In the current enterprise environment, employees are leveraging their personal mobile devices for an increasing number of business processes every day. To help foster these efforts, many organizations have deployed bring-your-own-device initiatives, enabling workers to utilize their smartphones, tablets and laptops to access a rising amount of company-owned information and assets. However, as staff members rely more on their mobile hardware for these practices, decision makers must ensure that they have the proper tools to connect with and collaborate on group projects securely and effectively.
Without an official business application in which these activities can take place, some workers may opt for consumer-level programs.

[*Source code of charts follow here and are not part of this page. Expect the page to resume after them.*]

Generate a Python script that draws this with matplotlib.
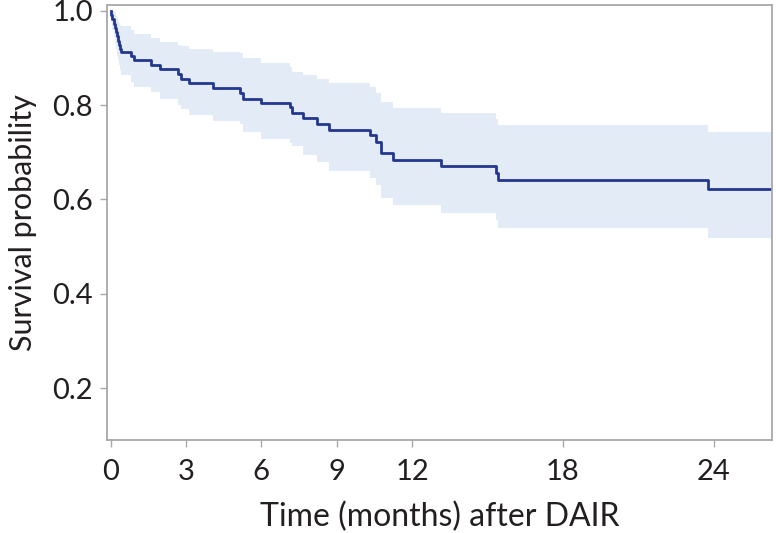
import matplotlib
matplotlib.use("Agg")
import matplotlib.pyplot as plt

# Kaplan-Meier estimate (months, survival, 95% CI)
times = [0.0, 0.03, 0.07, 0.12, 0.18, 0.23, 0.27, 0.31, 0.35, 0.38, 0.41,
         0.82, 0.95, 1.62, 1.97, 2.70, 2.80, 3.12, 4.09, 5.15, 5.26, 5.97,
         7.14, 7.23, 7.66, 8.20, 8.69, 10.33, 10.56, 10.78, 11.25, 13.13,
         15.33, 15.42, 23.77, 26.3]
surv = [1.0, 0.991, 0.982, 0.973, 0.964, 0.955, 0.946, 0.937, 0.928, 0.920, 0.913,
        0.905, 0.896, 0.886, 0.876, 0.865, 0.855, 0.846, 0.837, 0.826, 0.814, 0.805,
        0.797, 0.784, 0.772, 0.760, 0.747, 0.736, 0.722, 0.698, 0.684, 0.670,
        0.656, 0.641, 0.622, 0.622]
upper = [1.0, 1.0, 1.0, 1.0, 0.995, 0.99, 0.985, 0.98, 0.975, 0.97, 0.968,
         0.959, 0.950, 0.942, 0.934, 0.927, 0.925, 0.920, 0.913, 0.910, 0.899, 0.889,
         0.880, 0.871, 0.864, 0.855, 0.846, 0.838, 0.826, 0.807, 0.795, 0.783,
         0.770, 0.758, 0.744, 0.744]
lower = [1.0, 0.975, 0.96, 0.945, 0.93, 0.92, 0.905, 0.895, 0.885, 0.875, 0.864,
         0.850, 0.839, 0.827, 0.813, 0.800, 0.792, 0.779, 0.767, 0.761, 0.744, 0.728,
         0.720, 0.713, 0.694, 0.680, 0.660, 0.646, 0.631, 0.603, 0.588, 0.572,
         0.556, 0.539, 0.518, 0.518]

xticks = [0, 3, 6, 9, 12, 18, 24]
yticks = [0.2, 0.4, 0.6, 0.8, 1.0]

plt.rcParams["font.family"] = ["Lato", "DejaVu Sans"]
text_col = "#231f20"
frame_col = "#a8a8a8"

fig = plt.figure(figsize=(7.76, 5.33), dpi=100)
ax = fig.add_axes([107 / 776, 1 - 440 / 533, (771.5 - 107) / 776, (440 - 4.7) / 533])

ax.fill_between(times, lower, upper, step="post", color="#e3ebf7", linewidth=0)
ax.step(times, surv, where="post", color="#24378f", linewidth=2.0)

ax.set_xlim(-0.14, 26.3)
ax.set_ylim(0.09, 1.013)
ax.set_xticks(xticks)
ax.set_xticklabels([str(t) for t in xticks])
ax.set_yticks(yticks)
ax.set_yticklabels([f"{v:.1f}" for v in yticks])

for s in ax.spines.values():
    s.set_color(frame_col)
    s.set_linewidth(1.3)
ax.tick_params(colors=frame_col, labelcolor=text_col, length=5, width=1.0,
               labelsize=21)
ax.tick_params(axis="x", pad=9)
ax.tick_params(axis="y", pad=5)

ax.set_xlabel("Time (months) after DAIR", fontsize=23, color=text_col, labelpad=12)
ax.set_ylabel("Survival probability", fontsize=22, color=text_col, labelpad=11)

fig.savefig("out.png", dpi=100)
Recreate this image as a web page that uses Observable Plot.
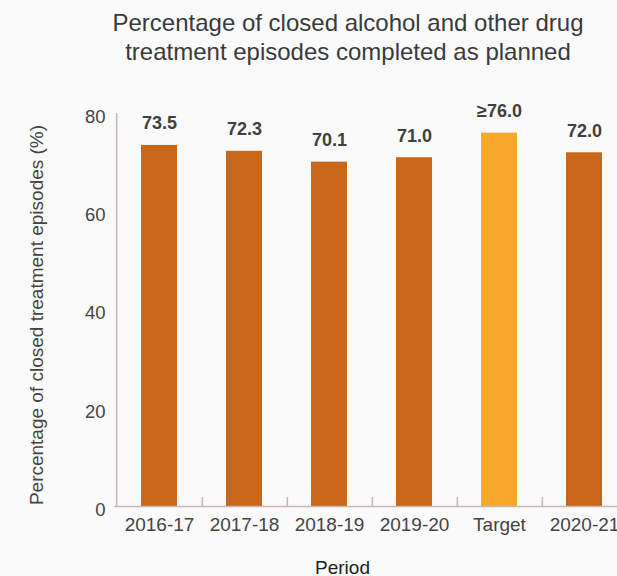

While these apps may carry out the necessary functions, many do not have the proper security measures in place to protect the business' intellectual property from cybercriminals. This is just one of a plethora of reasons that employees and managers need to make the case for mobile business applications.
But how does one go about convincing their company's C-level officers that the group needs to develop a business application? Here are some expert tips to achieve this:
Begin with end results in mind
QuickMobile content and social media strategist Karra Barron suggested that the first step to making the business case for an enterprise application is to explain the goals that the program will accomplish. This phase can include the explanation of a number of aspects, including the function that the app will fulfill within the organization and how it will help further employee efforts. However, before bringing these results to decision makers, Barron advised speaking to staff members in other departments as well to get a full consensus as to what the workforce needs and how a program can be developed to address these requirements.
Investigate the abilities of the IT team
Once C-level officers can see the benefits that a business application can bring, it is time to decide if the process will be carried out in-house or by a third party. One of the main deciding factors here is the current skill level of the organization's IT team. Biztech Magazine contributor Alan Joch noted that some IT teams have the necessary abilities to develop a business application, however, some are not up to the task.
"People often underestimate how difficult it is to build a mobile app," said Will Scott, Lextech Global Services president. "It's actually pretty easy to write an app and stick it on a smartphone or tablet. The hard part is making that app talk effectively to back-end IT systems."
Native vs. HTML5 language
However, some of this decision will rest on the type of application being developed. Although many program creators still opt for native coding language, a growing number are choosing HTML5, especially for its cross-platform functionality. Joch pointed out that native apps are known for being more customizable, but they also come with their share of trade-offs. Especially within a business that supports BYOD practices, the ability of employees to launch the app on a range of different operating systems is crucial to ensuring its usability. For many enterprise applications, HTML5 is a more appropriate choice.